En 2002, Michel Charasse, anticipant la catastrophe Jospin, posait une question clé à tous les socialistes assurés de l’inévitable victoire de leur champion face à Jacques Chirac: « Entre Jospin et Chirac, tu vas dîner avec qui? » Les uns et les autres répondant invariablement « Chirac », Charasse concluait: « Tu vois… » L’ancien conseiller de Mitterrand avait compris que le héros de la présidentielle 2002, c’était Chirac, monomythe en mode « président sympa », pas Jospin. Et aujourd’hui, entre un diner avec Juppé et un autre avec Sarkozy, quel est le choix des électeurs de la Primaire LR ?
Faute d’avoir été pensé en héros monomythe, Alain Juppé s’est (pour le moment) laissé enfermer dans le rôle de l’opposant au héros Sarkozy. Résultat: quand Sarkozy est le premier à se rendre à Calais (séquence « le héros est sur le champ de bataille des migrants »), Alain Juppé lui répond à la radio (isolé, l’ennemi maudit le héros, mais dans sa tour, loin du champ de bataille). Et quand Sarkozy évoque « Nos ancêtres les Gaulois », déclenchant une séquence qui enrichit encore sa mythologie héroïque, Alain Juppé lui répond sur Twitter, parmi des milliers d’autres, se perdant dans le bruit médiatique ambiant et en avouant implicitement, « Et si on parlait de l’avenir », qu’il constate que c’est bien Sarkozy qui décide des sujets de la conversation publique. A Sarkozy, le premier rôle, celui qu’il s’est donné. A Juppé le second, celui qui l’a accepté.
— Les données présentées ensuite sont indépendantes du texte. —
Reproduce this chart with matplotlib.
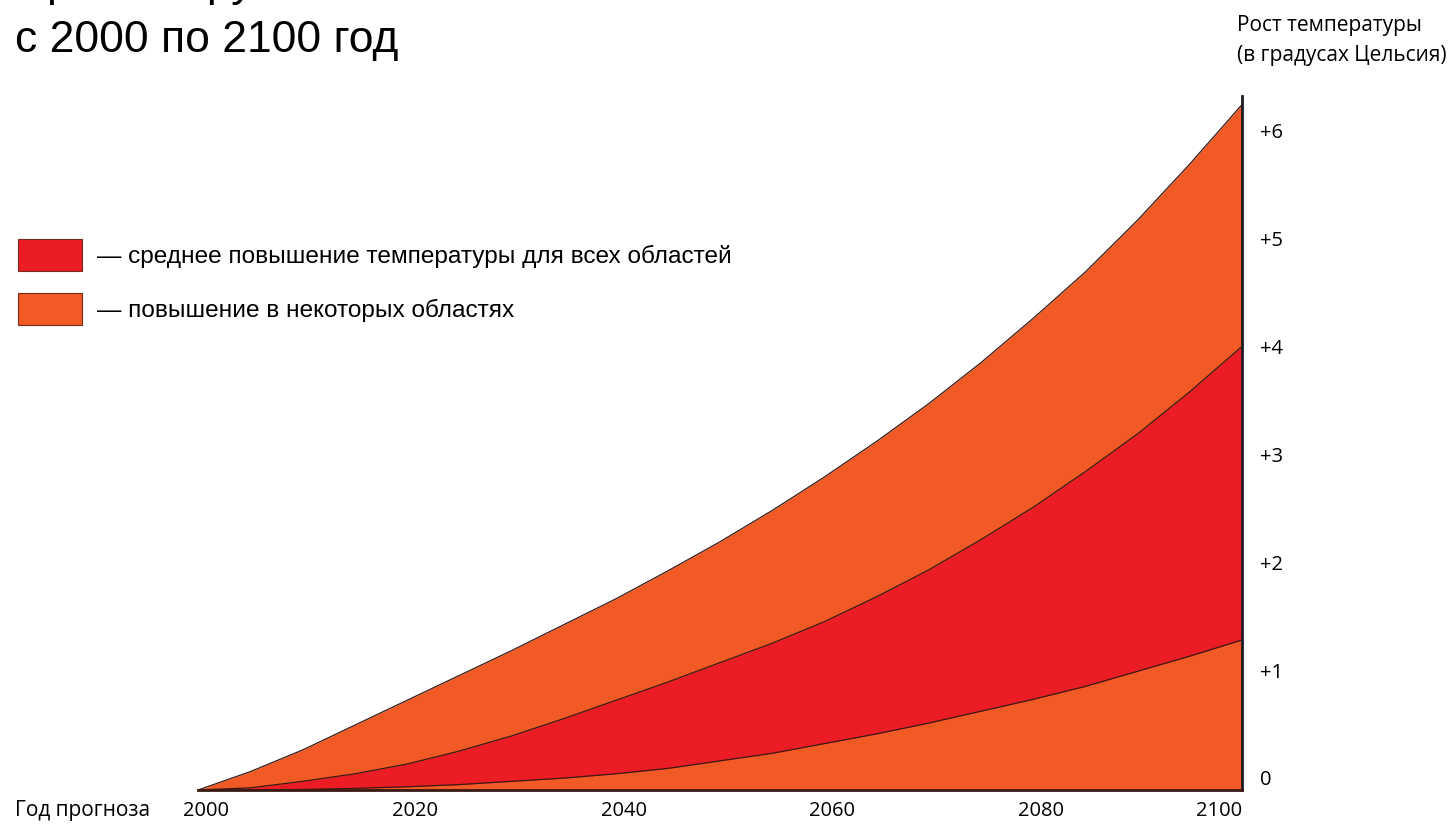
import numpy as np
import matplotlib.pyplot as plt
from matplotlib.patches import Rectangle
from matplotlib.transforms import ScaledTranslation

# Data (every 5 years)
years = list(range(2000, 2101, 5))
upper = [0.0, 0.17, 0.37, 0.60, 0.83, 1.06, 1.29, 1.53, 1.77, 2.03, 2.30,
         2.59, 2.90, 3.23, 3.58, 3.96, 4.37, 4.80, 5.28, 5.80, 6.35]
middle = [0.0, 0.02, 0.08, 0.15, 0.24, 0.36, 0.50, 0.66, 0.83, 1.00, 1.18,
          1.36, 1.56, 1.79, 2.04, 2.32, 2.62, 2.95, 3.30, 3.69, 4.11]
lower = [0.0, 0.0, 0.005, 0.015, 0.03, 0.05, 0.08, 0.11, 0.15, 0.20, 0.27,
         0.34, 0.43, 0.52, 0.62, 0.73, 0.84, 0.96, 1.10, 1.24, 1.39]

xtick_years = [2000, 2020, 2040, 2060, 2080, 2100]
ytick_vals = [0, 1, 2, 3, 4, 5, 6]
ytick_labels = ["0", "+1", "+2", "+3", "+4", "+5", "+6"]

legend_labels = ["— среднее повышение температуры для всех областей",
                 "— повышение в некоторых областях"]

ORANGE = "#F15A24"
RED = "#EC1C24"
EDGE = "#3a1a14"
W, H = 1454, 829


def fx(x):
    return x / W


def fy(y):
    return 1 - y / H


fig = plt.figure(figsize=(W / 100, H / 100), dpi=100)
ax = fig.add_axes([fx(198), fy(791), (1242 - 198) / W, (791 - 97) / H])

ax.fill_between(years, 0, upper, color=ORANGE, lw=0)
ax.fill_between(years, lower, middle, color=RED, lw=0)
for s in (upper, middle, lower):
    ax.plot(years, s, color=EDGE, lw=0.9)

ax.set_xlim(2000, 2100)
ax.set_ylim(0, 6.43)

for side in ("left", "top"):
    ax.spines[side].set_visible(False)
ax.spines["right"].set_color("#1e1a22")
ax.spines["right"].set_linewidth(2)
ax.spines["bottom"].set_color("#3a1a14")
ax.spines["bottom"].set_linewidth(2)

tick_font = dict(family="Open Sans", size=14.5)

ax.set_xticks(xtick_years)
ax.set_xticklabels([str(y) for y in xtick_years], fontdict=tick_font)
ax.xaxis.get_ticklabels()[-1].set_ha("right")
ax.tick_params(axis="x", length=0, pad=7)
xshift = ScaledTranslation(8 / 100, 0, fig.dpi_scale_trans)
for t in ax.xaxis.get_major_ticks()[:-1]:
    t.label1.set_transform(t.label1.get_transform() + xshift)

ax.yaxis.tick_right()
ax.set_yticks(ytick_vals)
ax.set_yticklabels(ytick_labels, fontdict=tick_font)
ax.tick_params(axis="y", length=0, pad=13)
shift = ScaledTranslation(0, 13 / 100, fig.dpi_scale_trans)
for t in ax.yaxis.get_major_ticks():
    t.label2.set_transform(t.label2.get_transform() + shift)

fig.text(fx(15), fy(816), "Год прогноза", family="Open Sans", fontsize=15,
         va="baseline")

# Title (first line is cut off by the top edge in the reference)
fig.text(fx(15), fy(-4), "Прогнозируемое повышение", family="Liberation Sans",
         fontsize=32, va="baseline")
fig.text(fx(15), fy(52), "с 2000 по 2100 год", family="Liberation Sans",
         fontsize=32, va="baseline")

fig.text(fx(1237), fy(31), "Рост температуры", family="Open Sans",
         fontsize=15, va="baseline")
fig.text(fx(1237), fy(61), "(в градусах Цельсия)", family="Open Sans",
         fontsize=15, va="baseline")

# Legend
for i, (lab, col) in enumerate(zip(legend_labels, [RED, ORANGE])):
    top = 240 + i * 54
    fig.patches.append(Rectangle((fx(18), fy(top + 32)), 64 / W, 32 / H,
                                 transform=fig.transFigure, fc=col,
                                 ec="#7a2a1a", lw=0.8))
    fig.text(fx(97), fy(top + 16), lab, family="Liberation Sans",
             fontsize=17.6, va="center")

fig.savefig("out.png", dpi=100)
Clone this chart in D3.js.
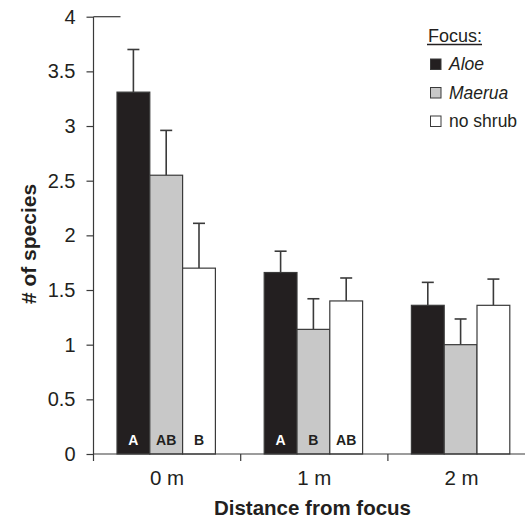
<!DOCTYPE html>
<html>
<head>
<meta charset="utf-8">
<script src="https://cdn.jsdelivr.net/npm/d3@7"></script>
<style>
  body { margin: 0; background: #fff; }
  svg { font-family: "Liberation Sans", Arial, sans-serif; }
</style>
</head>
<body>
<svg width="525" height="521"></svg>
<script>
const distances = ['0 m', '1 m', '2 m'];
const focusNames = ['Aloe', 'Maerua', 'no shrub'];
// mean number of species, one array per focus
const aloeVals = [3.31, 1.66, 1.36];
const maeruaVals = [2.55, 1.14, 1.00];
const noShrubVals = [1.70, 1.40, 1.36];
// upper end of the error bars
const aloeErr = [3.70, 1.855, 1.57];
const maeruaErr = [2.96, 1.42, 1.235];
const noShrubErr = [2.11, 1.61, 1.60];
// significance letters
const aloeLetters = ['A', 'A', ''];
const maeruaLetters = ['AB', 'B', ''];
const noShrubLetters = ['B', 'AB', ''];
const yTicks = [0, 0.5, 1, 1.5, 2, 2.5, 3, 3.5, 4];

const fills = ['#231f20', '#c8c8c8', '#ffffff'];
const letterColors = ['#ffffff', '#231f20', '#231f20'];
const axisColor = '#3a3a3a';
const textColor = '#231f20';

const vals = [aloeVals, maeruaVals, noShrubVals];
const errs = [aloeErr, maeruaErr, noShrubErr];
const letters = [aloeLetters, maeruaLetters, noShrubLetters];

const rows = [];
distances.forEach((d, i) => {
    focusNames.forEach((f, j) => {
        rows.push({dist: d, focus: f, j: j, value: vals[j][i], err: errs[j][i], letter: letters[j][i]});
    });
});

const svg = d3.select('svg');
const plotLeft = 93.5, plotRight = 525, plotTop = 16.7, plotBottom = 454;

const x0 = d3.scaleBand().domain(distances).range([plotLeft, plotLeft + 3 * 147.2]);
const barW = 32.8;
const x1 = d3.scaleBand().domain(focusNames).range([23.5, 23.5 + 3 * barW]);
const y = d3.scaleLinear().domain([0, 4]).range([plotBottom, plotTop]);

// error bars (drawn first so bars sit on top)
const eb = svg.append('g').selectAll('g').data(rows).enter().append('g')
    .attr('transform', d => 'translate(' + (x0(d.dist) + x1(d.focus) + barW / 2) + ',0)');
eb.append('line')
    .attr('y1', d => y(d.value)).attr('y2', d => y(d.err))
    .attr('stroke', axisColor).attr('stroke-width', 1.6);
eb.append('line')
    .attr('x1', -6).attr('x2', 6)
    .attr('y1', d => y(d.err)).attr('y2', d => y(d.err))
    .attr('stroke', axisColor).attr('stroke-width', 1.6);

// bars
svg.append('g').selectAll('rect').data(rows).enter().append('rect')
    .attr('x', d => x0(d.dist) + x1(d.focus))
    .attr('y', d => y(d.value))
    .attr('width', barW)
    .attr('height', d => y(0) - y(d.value))
    .attr('fill', d => fills[d.j])
    .attr('stroke', axisColor)
    .attr('stroke-width', 1.2);

// letters in bars
svg.append('g').selectAll('text').data(rows.filter(d => d.letter)).enter().append('text')
    .attr('x', d => x0(d.dist) + x1(d.focus) + barW / 2)
    .attr('y', 444.5)
    .attr('text-anchor', 'middle')
    .attr('font-size', 14)
    .attr('font-weight', 'bold')
    .attr('fill', d => letterColors[d.j])
    .text(d => d.letter);

// y axis
const yAxis = d3.axisLeft(y).tickValues(yTicks).tickSize(7).tickSizeOuter(0)
    .tickFormat(d3.format('~g'));
const yg = svg.append('g').attr('transform', 'translate(' + plotLeft + ',0)').call(yAxis);
yg.select('.domain').attr('stroke', axisColor).attr('stroke-width', 1.2)
    .attr('d', 'M0,' + plotTop + 'V' + (plotBottom + 7));
yg.selectAll('.tick line').attr('stroke', axisColor).attr('stroke-width', 1.2);
yg.selectAll('.tick text').attr('font-size', 20).attr('fill', textColor)
    .attr('font-family', '"Liberation Sans", Arial, sans-serif').attr('x', -18);
// top tick reaches across the axis
svg.append('line').attr('x1', plotLeft).attr('x2', plotLeft + 27)
    .attr('y1', y(4)).attr('y2', y(4))
    .attr('stroke', axisColor).attr('stroke-width', 1.2);

// x axis
svg.append('line').attr('x1', plotLeft).attr('x2', plotRight).attr('y1', plotBottom).attr('y2', plotBottom)
    .attr('stroke', axisColor).attr('stroke-width', 1.2);
svg.append('g').selectAll('line').data(distances.slice(1)).enter().append('line')
    .attr('x1', d => x0(d)).attr('x2', d => x0(d))
    .attr('y1', plotBottom).attr('y2', plotBottom + 7)
    .attr('stroke', axisColor).attr('stroke-width', 1.2);
svg.append('g').selectAll('text').data(distances).enter().append('text')
    .attr('x', d => x0(d) + x0.bandwidth() / 2)
    .attr('y', 485)
    .attr('text-anchor', 'middle')
    .attr('font-size', 20.5)
    .attr('fill', textColor)
    .text(d => d);

// axis titles
svg.append('text')
    .attr('x', 312.5).attr('y', 515)
    .attr('text-anchor', 'middle')
    .attr('font-size', 20.5).attr('font-weight', 'bold').attr('fill', textColor)
    .text('Distance from focus');
svg.append('text')
    .attr('transform', 'translate(36,244) rotate(-90)')
    .attr('text-anchor', 'middle')
    .attr('font-size', 21).attr('font-weight', 'bold').attr('fill', textColor)
    .text('# of species');

// legend
const lg = svg.append('g').attr('transform', 'translate(428,0)');
lg.append('text').attr('x', 0).attr('y', 41.5).attr('font-size', 18).attr('fill', textColor).text('Focus:');
lg.append('line').attr('x1', -1).attr('x2', 54).attr('y1', 44.5).attr('y2', 44.5)
    .attr('stroke', textColor).attr('stroke-width', 1.4);
const li = lg.selectAll('.li').data(focusNames).enter().append('g')
    .attr('transform', (d, i) => 'translate(0,' + (70 + i * 28.5) + ')');
li.append('rect').attr('x', 2.5).attr('y', -11).attr('width', 10.5).attr('height', 10.5)
    .attr('fill', (d, i) => fills[i]).attr('stroke', axisColor).attr('stroke-width', 1);
li.append('text').attr('x', 21).attr('y', 0).attr('font-size', 17.5).attr('fill', textColor)
    .attr('font-style', (d, i) => i < 2 ? 'italic' : 'normal')
    .text(d => d);
</script>
</body>
</html>
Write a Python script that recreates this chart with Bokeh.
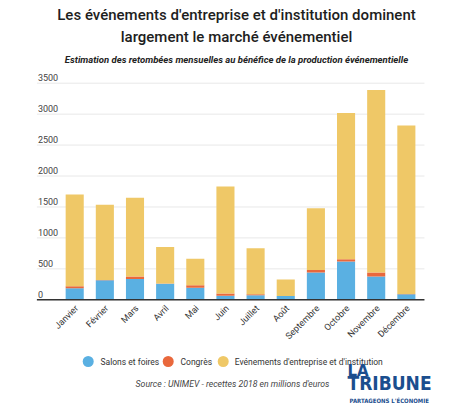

Il n’est pas dit ici que le héros Sarkozy triomphera inéluctablement du boss de fin de son histoire. Mais à ce stade du récit de la Primaire LR, il est permis de s’interroger sur la capacité du personnage Juppé à reprendre le rôle qu’il s’est fait voler en quelques semaines, s’il entend encore et toujours vaincre. D’où notre dernière question : y a-t-il un pilote dans la communication Juppé?
Bruno Roger-Petit
Il ne faut pas oublier que les LR n’ont pas l’expérience de la primaire contrairement au PS. Si les primaires demeurent ouvertes à tous, il sera facile pour les socialistes de faire voter en masse pour Juppé afin d’éliminer le candidat de droite le plus crédible. Même plus besoin des supplétifs de la magistrature (couchée).